Between the program’s creation in 2010 and 2014, over 9,000 terrorists were reintegrated into Afghan society, at a cost of about $35,000 each, with the United States bearing most of the burden.

Currently, the Trump administration is preparing to launch a successor to the APRP — a five-year Afghanistan National Peace and Reconciliation (ANPR) strategy, reported the U.S. Special Inspector General for Afghanistan Reconstruction (SIGAR), a watchdog agency.

“According to [the] State [Department], the ANPR is expected to shift from the disarmament, demobilization, and reintegration focus of the APRP to negotiating political settlements with armed opposition groups, forging national and international consensus on a peace process, and promoting and institutionalizing a culture of peace,” explained SIGAR.

In announcing his Afghan strategy Monday, President Trump promised a military “victory” to the American people.

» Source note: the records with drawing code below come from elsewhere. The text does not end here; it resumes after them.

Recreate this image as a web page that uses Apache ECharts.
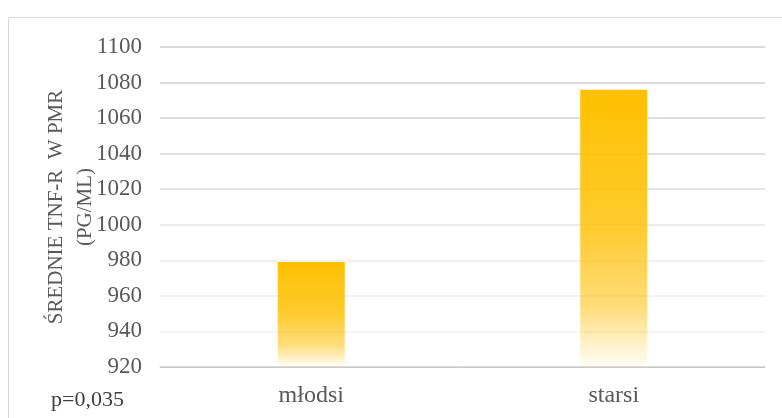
<!DOCTYPE html>
<html>
<head>
<meta charset="utf-8">
<script src="https://cdn.jsdelivr.net/npm/echarts@6/dist/echarts.min.js"></script>
<style>
  html, body { margin: 0; padding: 0; background: #fff; }
  #chart { width: 782px; height: 418px; }
</style>
</head>
<body>
<div id="chart"></div>
<script>
// Mean TNF-R in PMR by age group
const groups = ['młodsi', 'starsi'];
const meanTnfR = [979, 1076];
const axisTitle = 'ŚREDNIE TNF-R  W PMR\n(PG/ML)';
const pValueNote = 'p=0,035';

const chart = echarts.init(document.getElementById('chart'));
const serif = '"Liberation Serif", "Times New Roman", serif';

chart.setOption({
  animation: false,
  grid: { left: 160, right: 17, top: 47, bottom: 51 },
  xAxis: {
    type: 'category',
    data: groups,
    axisTick: { show: false },
    axisLine: { lineStyle: { color: '#c8c8c8', width: 1 } },
    axisLabel: { fontFamily: serif, fontSize: 24, color: '#595959', margin: 17 }
  },
  yAxis: {
    type: 'value',
    min: 920,
    max: 1100,
    interval: 20,
    name: axisTitle,
    nameLocation: 'middle',
    nameRotate: 90,
    nameGap: 60,
    nameMoveOverlap: false,
    nameTextStyle: { fontFamily: serif, fontSize: 21, color: '#595959', lineHeight: 29 },
    axisLine: { show: false },
    axisTick: { show: false },
    axisLabel: {
      fontFamily: serif, fontSize: 23, color: '#595959', margin: 18,
      formatter: v => String(v)
    },
    splitLine: {
      lineStyle: {
        width: 1.5,
        color: ['#d0d0d0', '#f0f0f0', '#eeeeee', '#ebebeb', '#e6e6e6', '#dcdcdc', '#d6d6d6', '#d2d2d2', '#cecece', '#cccccc']
      }
    }
  },
  series: [{
    type: 'bar',
    data: meanTnfR,
    barWidth: 67,
    itemStyle: {
      color: new echarts.graphic.LinearGradient(0, 0, 0, 1, [
        { offset: 0, color: 'rgba(255,192,0,1)' },
        { offset: 0.5, color: 'rgba(255,194,10,0.85)' },
        { offset: 0.78, color: 'rgba(255,196,30,0.6)' },
        { offset: 1, color: 'rgba(255,200,40,0.04)' }
      ])
    }
  }],
  graphic: [
    {
      type: 'rect',
      shape: { x: 8.5, y: 17.5, width: 790, height: 420 },
      style: { fill: 'none', stroke: '#d9d9d9', lineWidth: 1 },
      silent: true
    },
    {
      type: 'text',
      left: 51,
      top: 389,
      style: { text: pValueNote, font: '22px ' + serif, fill: '#404040' }
    }
  ]
});
</script>
</body>
</html>
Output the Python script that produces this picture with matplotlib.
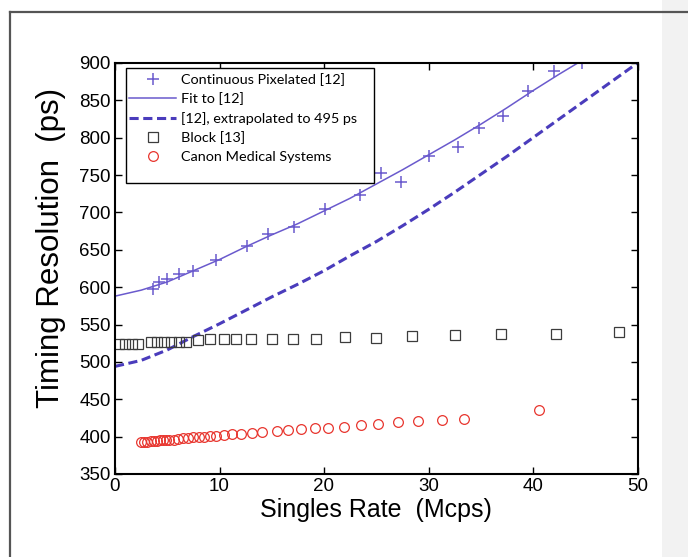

“We will fight to win. From now on, victory will have a clear definition: attacking our enemies, obliterating ISIS, crushing al Qaeda, preventing the Taliban from taking over Afghanistan, and stopping mass terror attacks against America before they emerge,” said the president.

“We are not nation-building again,” he added. “We are killing terrorists.”

The United States has invested about $714 billion in Afghanistan since the war started in October 2001, including an estimated $120 billion on reconstruction efforts alone, dubbed “nation-building” by some critics.

Nicholson “rejected criticism that the new military strategy would echo previous U.S. policies that did not make significant headway, even with more than 100,000 foreign troops in Afghanistan at one time,” reports the Washington Post (WaPo).

He praised the shift from U.S. strategy of support based on “arbitrary timelines” to one “guided by conditions” on the ground, noting, “You can believe it will be different because we removed the calendar from the equation.”

The U.S. military and the Trump administration have been silent about how many additional American troops will deploy to Afghanistan as part of the new strategy.